In this lesson we exercise this functionality to make force fields for a small set of representative molecular models. The models are included in the subfolder "tutorialC4_workflow": two short-chain polymers, one amorphous cell of polymer and one liquid mixture water and phenol. We will use the "demo.db" database: Tutorials\database\demo.db.

1. Open the subfolder "tutorialC4_workflow" in the Tutorials project. Open and view the included models. Click MFDFF/Database command to make sure the correct database is chosen.

2. Select the *.msd files in "tutorialC4_workflow" folder, and click MFDFF/Workflow command to open a dialog. Adjust the default values if necessary, especially the path to "Gaussian Program" and the "Number of threads". Use Run entire procedure as "Job handler", and click OK to run.

3. Since the database contains all molecule type force fields for the models, the process will be finished quickly, the job window should show that the models are assigned force fields successfully.

4. To test the workflow, let's remove a small molecule type and fragment, water (SMILES = 'O') from the database, and use the workflow to make a new force field. To do this, open the database again, in the MolPPF table, select entries of water (SMILES = 'O'), right-click mouse button abd select Delete, the entries will be removed (permanently!) from the database. Next, in the FragQMD table, delete the QMD of water.

5. Repeat the workflow, this time it will take a little longer to finish the process. As shown in the job dialog, the workflow will compute and upload QMD of water, and then parametrize a force field for water. When the job is done, make another force field in different force field type. Since the QMD database has been updated, this time the workflow will just fit the force field, and is finished sooner.
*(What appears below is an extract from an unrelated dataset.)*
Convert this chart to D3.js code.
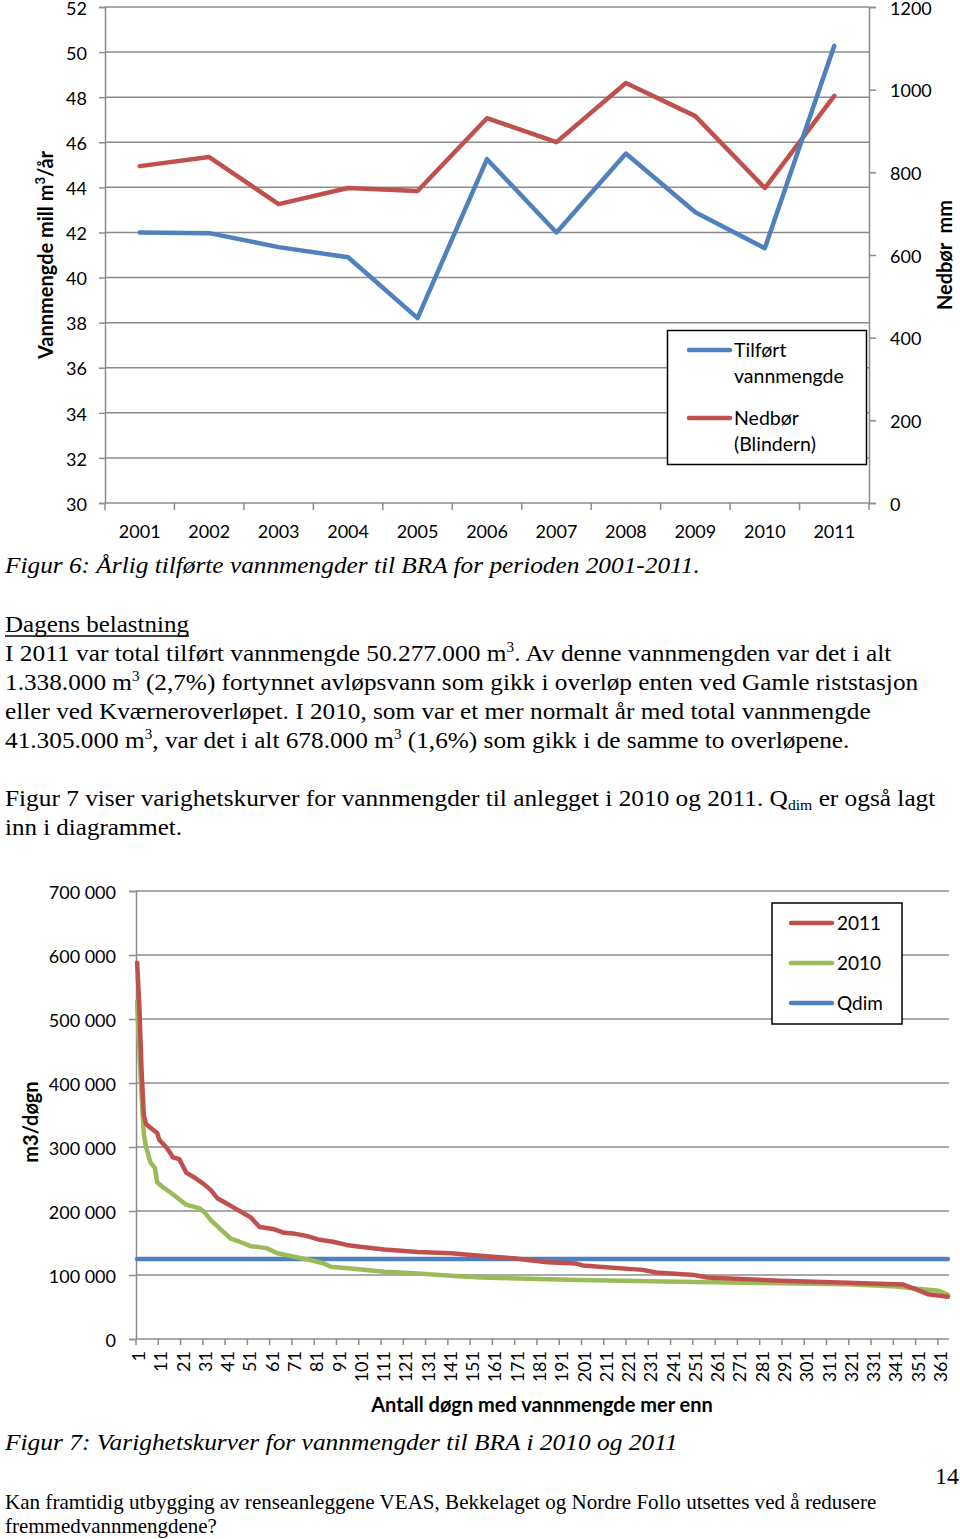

6. The workflow can be run as a standalone batch job presumably on high performance computers. We can use the user interface to prepare an input file for the workflow. Restart the workflow setting dialog, select "Make an input file only" option, and click OK. This will save an input file for the workflow. The input file can be used with workflow executable program, for example:

   $dffwfc.exe workflow.dfi &

   assuming the path to the executable has been set. This process will make force fields for the models in the input file, and grow the collection of molecule type force fields automatically.